Es cierto que Sánchez hizo o dejó de hacer, y eso pasa factura. Pero evidencia que si este gobierno les parece de extrema izquierda a abatir, el anterior, primero de coalición, no tenía grandes posibilidades de sobrevivir -incluso en sus integridades físicas- en el país del atado y bien atado. Y a fe que lo está.
Si nos ponemos exquisitos se sigue incumpliendo de entrada el Artículo 15 de la Constitución que conmemoramos. A numerosos niveles. “Todos tienen derecho a la vida y a la integridad física y moral, sin que, en ningún caso, puedan ser sometidos a tortura ni a penas o tratos inhumanos o degradantes”. Porque puestos a mirarlo, múltiples declaraciones políticas y mediáticas insultantes desparramadas a quienes les molestan sobrepasan el nivel admisible. No se pueden calificar de libertad de expresión.

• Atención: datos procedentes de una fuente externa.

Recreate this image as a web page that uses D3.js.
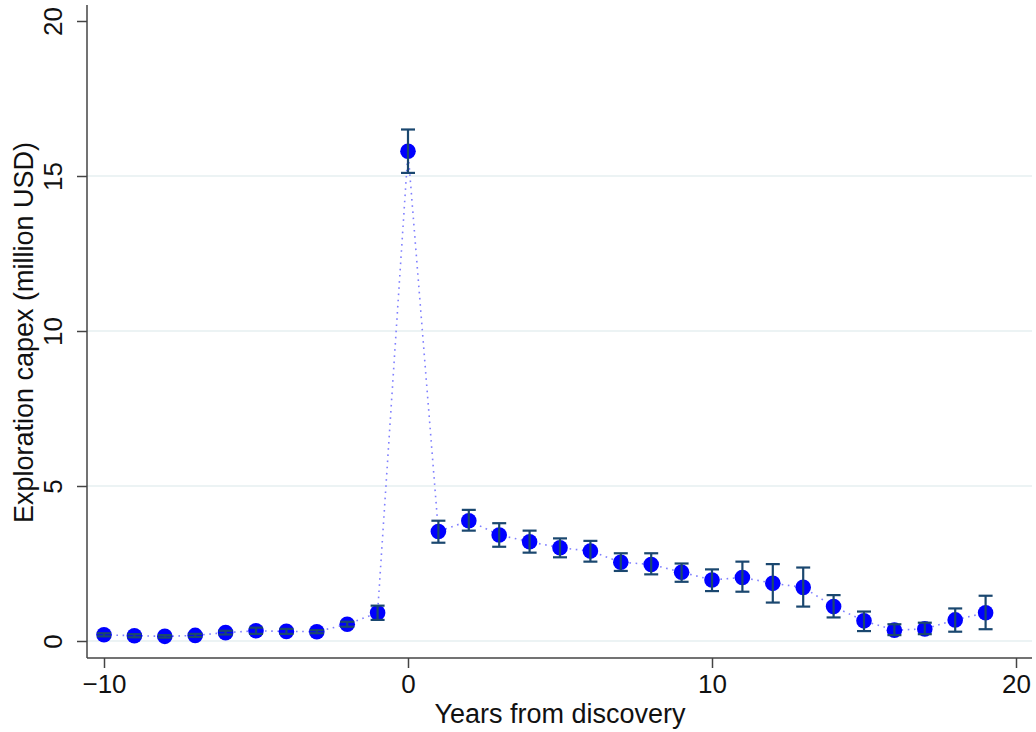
<!DOCTYPE html>
<html>
<head>
<meta charset="utf-8">
<script src="https://cdn.jsdelivr.net/npm/d3@7"></script>
<style>
  body { margin: 0; background: #fff; }
  svg text { font-family: "Liberation Sans", Arial, sans-serif; fill: #111; }
</style>
</head>
<body>
<div id="chart"></div>
<script>
// Event-time estimates
const years = [-10, -9, -8, -7, -6, -5, -4, -3, -2, -1, 0, 1, 2, 3, 4, 5, 6, 7, 8, 9, 10, 11, 12, 13, 14, 15, 16, 17, 18, 19];
const coef  = [0.20, 0.17, 0.15, 0.18, 0.27, 0.33, 0.31, 0.30, 0.54, 0.91, 15.80, 3.53, 3.88, 3.42, 3.20, 3.01, 2.90, 2.54, 2.47, 2.22, 1.97, 2.05, 1.86, 1.73, 1.11, 0.65, 0.35, 0.39, 0.68, 0.91];
const ciLow = [0.15, 0.12, 0.11, 0.13, 0.21, 0.23, 0.23, 0.25, 0.46, 0.68, 15.10, 3.17, 3.56, 3.04, 2.85, 2.70, 2.56, 2.26, 2.15, 1.91, 1.61, 1.59, 1.24, 1.11, 0.76, 0.32, 0.19, 0.22, 0.30, 0.38];
const ciHigh = [0.25, 0.22, 0.19, 0.23, 0.33, 0.43, 0.39, 0.35, 0.62, 1.14, 16.50, 3.88, 4.23, 3.80, 3.56, 3.31, 3.23, 2.83, 2.83, 2.50, 2.31, 2.56, 2.48, 2.37, 1.48, 0.95, 0.54, 0.59, 1.05, 1.46];
const xTicks = [-10, 0, 10, 20];
const yTicks = [0, 5, 10, 15, 20];

const data = years.map((t, i) => ({ t: t, b: coef[i], lo: ciLow[i], hi: ciHigh[i] }));

const W = 1036, H = 732;
const svg = d3.select("#chart").append("svg")
  .attr("width", W)
  .attr("height", H);

// Scales
const x = d3.scaleLinear().domain([-10, 20]).range([104, 1016]);
const y = d3.scaleLinear().domain([0, 20]).range([641, 21]);

const axisX = 87;   // y-axis position
const axisY = 658;  // x-axis position
const right = 1032;

// Gridlines
svg.selectAll(".grid")
  .data(yTicks.filter(d => d < 20))
  .enter()
  .append("line")
  .attr("class", "grid")
  .attr("x1", axisX)
  .attr("x2", right)
  .attr("y1", d => y(d))
  .attr("y2", d => y(d))
  .attr("stroke", "#e6eff1")
  .attr("stroke-width", 1.5);

// Y axis
const yAxis = svg.append("g")
  .attr("transform", `translate(${axisX},0)`)
  .call(d3.axisLeft(y).tickValues(yTicks).tickSize(10).tickPadding(0).tickFormat(d3.format("d")));
yAxis.select(".domain").attr("d", `M0,5V${axisY}`).attr("stroke", "#444").attr("stroke-width", 1.5);
yAxis.selectAll(".tick line").attr("stroke", "#444").attr("stroke-width", 1.5);
yAxis.selectAll(".tick text")
  .attr("x", 0).attr("y", 0).attr("dy", 0)
  .attr("transform", "translate(-25,0) rotate(-90)")
  .attr("text-anchor", "middle")
  .style("font-size", "26px")
  .style("fill", "#111");

// X axis
const xAxis = svg.append("g")
  .attr("transform", `translate(0,${axisY})`)
  .call(d3.axisBottom(x).tickValues(xTicks).tickSize(10).tickFormat(d3.format("d")));
xAxis.select(".domain").attr("d", `M${axisX},0H${right}`).attr("stroke", "#444").attr("stroke-width", 1.5);
xAxis.selectAll(".tick line").attr("stroke", "#444").attr("stroke-width", 1.5);
xAxis.selectAll(".tick text")
  .attr("y", 35).attr("dy", 0)
  .style("font-size", "26px")
  .style("fill", "#111");

// Axis titles
svg.append("text")
  .attr("x", 560)
  .attr("y", 723)
  .attr("text-anchor", "middle")
  .style("font-size", "27px")
  .text("Years from discovery");

svg.append("text")
  .attr("transform", `translate(33,${(142 + 523) / 2}) rotate(-90)`)
  .attr("text-anchor", "middle")
  .style("font-size", "27px")
  .text("Exploration capex (million USD)");

// Connecting dotted line
const line = d3.line()
  .x(d => x(d.t))
  .y(d => y(d.b));

svg.append("path")
  .datum(data)
  .attr("fill", "none")
  .attr("stroke", "#7f7fff")
  .attr("stroke-width", 1.6)
  .attr("stroke-dasharray", "1.6,4.6")
  .attr("d", line);

// Markers
svg.selectAll(".dot")
  .data(data)
  .enter()
  .append("circle")
  .attr("class", "dot")
  .attr("cx", d => x(d.t))
  .attr("cy", d => y(d.b))
  .attr("r", 7.8)
  .attr("fill", "#0000ff");

// Error bars
const cap = 7;
const bars = svg.selectAll(".ci")
  .data(data)
  .enter()
  .append("g")
  .attr("class", "ci")
  .attr("stroke", "#1a476f")
  .attr("stroke-width", 2.2);

bars.append("line")
  .attr("x1", d => x(d.t)).attr("x2", d => x(d.t))
  .attr("y1", d => y(d.lo)).attr("y2", d => y(d.hi));
bars.append("line")
  .attr("x1", d => x(d.t) - cap).attr("x2", d => x(d.t) + cap)
  .attr("y1", d => y(d.hi)).attr("y2", d => y(d.hi));
bars.append("line")
  .attr("x1", d => x(d.t) - cap).attr("x2", d => x(d.t) + cap)
  .attr("y1", d => y(d.lo)).attr("y2", d => y(d.lo));
</script>
</body>
</html>
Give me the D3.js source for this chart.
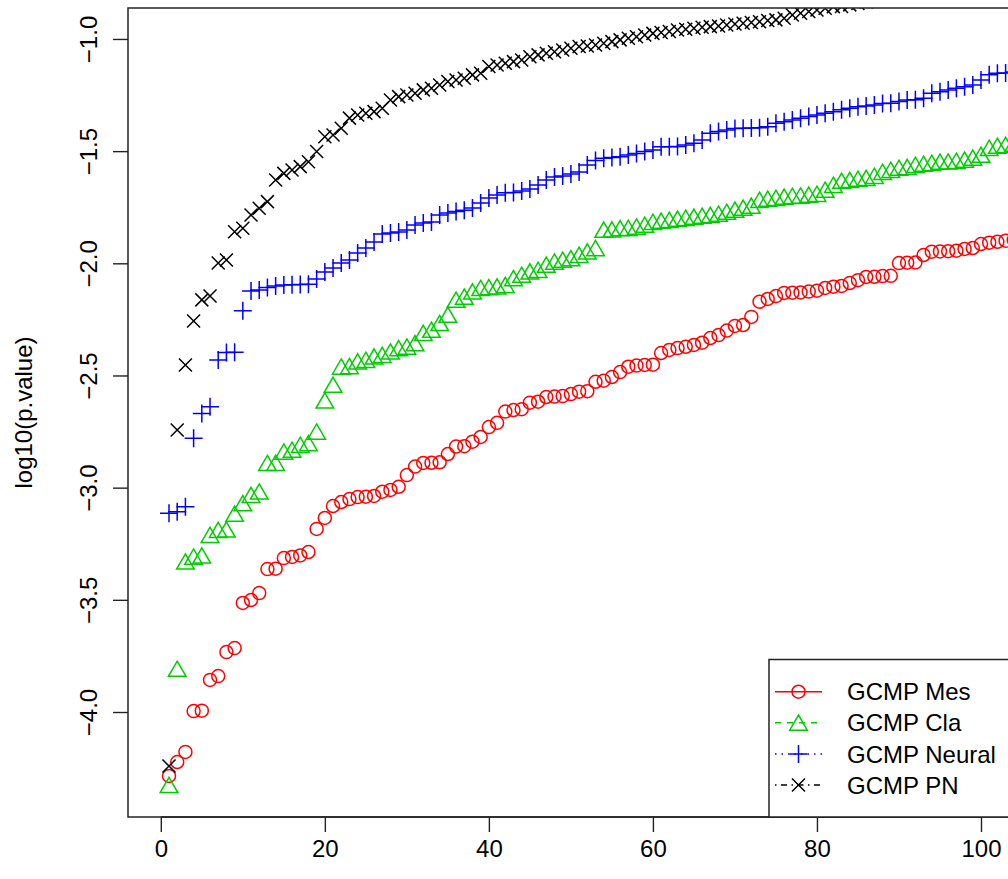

El deterioro de la débil democracia que se instauró hace 46 años es ostensible en el tiempo. Había habido una gran controversia con las autonomías, históricas o no, de primera o de segunda. En 1980 Felipe González se pasó por Zaragoza para templar nervios y hacer una de sus primeras promesas falsas (total y rotunda después con el referéndum de entrada en la OTAN). Lo de Aragón se arreglaría y su autonomía sería plena, me dijo, y no fue así. Hoy, lo que son las cosas, las comunidades autónomas, son casi reinos de taifas, y no precisamente una estructura federal.
La idea de gestión en proximidad falla quizás en la vieja tradición española de las arcas abiertas, en algunas zonas que no la recibieron como nueva. Ha habido casos sangrantes, lo es ahora el de la Comunidad Valenciana. Las autonomías en manos del PP (a menudo con Vox o siguiendo sus directrices) se han establecido como una especie de Estados independientes con Madrid a la cabeza en su pulso ridículo contra el Estado real, España, que la alberga. Van a lo suyo y tiene consecuencias, en el terreno económico con la recogida y distribución de impuestos en favor de las rentas más altas y hasta en la salud, una vez más. Cada día se evidencia, hoy con las medidas contra las epidemias estacionales. Parece que mucha gente sigue sin entender cómo condicionan sus vidas unas políticas u otras.
Con el tiempo la Constitución se fue reduciendo para la derecha a un solo artículo: “La unidad indisoluble de España” y, eso sí, las fuerzas del orden para preservarla. Resulta irritante que se llamen constitucionalistas quienes menos lo son, precisamente. En conjunto ni somos iguales ante la Ley, ni se ampara el derecho de todos “a disfrutar de una vivienda digna y adecuada”. Ni han establecido aún los poderes públicos en 46 años las normas pertinentes para hacer efectivo este derecho, regulando la utilización del suelo de acuerdo con el interés general para impedir la especulación. Ni la codicia neoliberal garantiza el derecho a la salud en la práctica, en clara tendencia a dejarlo reducido al mínimo. Las ideologías ultras están sacralizando la discriminación -que prohíbe expresamente el texto constitucional- como norma en toda diferencia: “por razón de nacimiento, raza, sexo, religión, opinión o cualquier otra condición o circunstancia personal o social”. Todo esto lo sabemos.
No esperábamos en aquel tiempo la deriva que se ha producido. No tanta. Que la supuesta concordia lograda para la elaboración del texto volviera a sacar la bota de los fascistas vencedores de la guerra para sentar sus reales sobre todos. Con malas artes. Atreviéndose a usar en su provecho la Constitución que degradan cada día.
La Transición fue uno de los mejores momentos para el periodismo. Había que inventarlo casi, tras la larga dictadura. Fue apasionante. En pocos momentos, antes y después, ha sido tan libre y tan servicio público. TVE también. Ahora asusta asomarse a ese pozo sin fondo de desinformación y manipulación política en gran parte causante del momento de tensión que vivimos. No es total, por supuesto, pero el volumen de quienes se dedican al servicio político partidista, sin disimulo siquiera, es más que notable. No puede ser inocuo manipular tanto, malmeter con tal saña y todos los días.
En este aniversario, poco color y nula trascendencia. No han acudido ninguno de los socios del PP: Vox, CC y UPN. Tampoco los nacionalistas del grupo de investidura de Sánchez. A destacar las impenitentes soflamas de Feijóo y el disfraz de kimono rojo de una Ayuso con cara de sueño que quizás por eso, contra su costumbre, no ha proferido que sepamos, ni un insulto.
Las largas dictaduras como la de España se pagan caras en el tiempo, y mucho más si no se limpian los elementos tóxicos. Para lo que había, hemos funcionado hasta mejor de lo que cabía prever con esos mimbres -los ciudadanos también pueden influir más de lo que parece- pero habría que hacer más y el viento viene ya a la contra.
Mirar atrás produce un cierto desencanto, aquel viejo, presentido, de que hubo que cuidar más la recuperación de una democracia tras prolongado letargo y estar especialmente atentos a los avatares del camino. Sigue habiendo demasiadas malas hierbas en su transcurso, lo bueno quizás es que cada vez se notan más y suele ser un paso para reaccionar.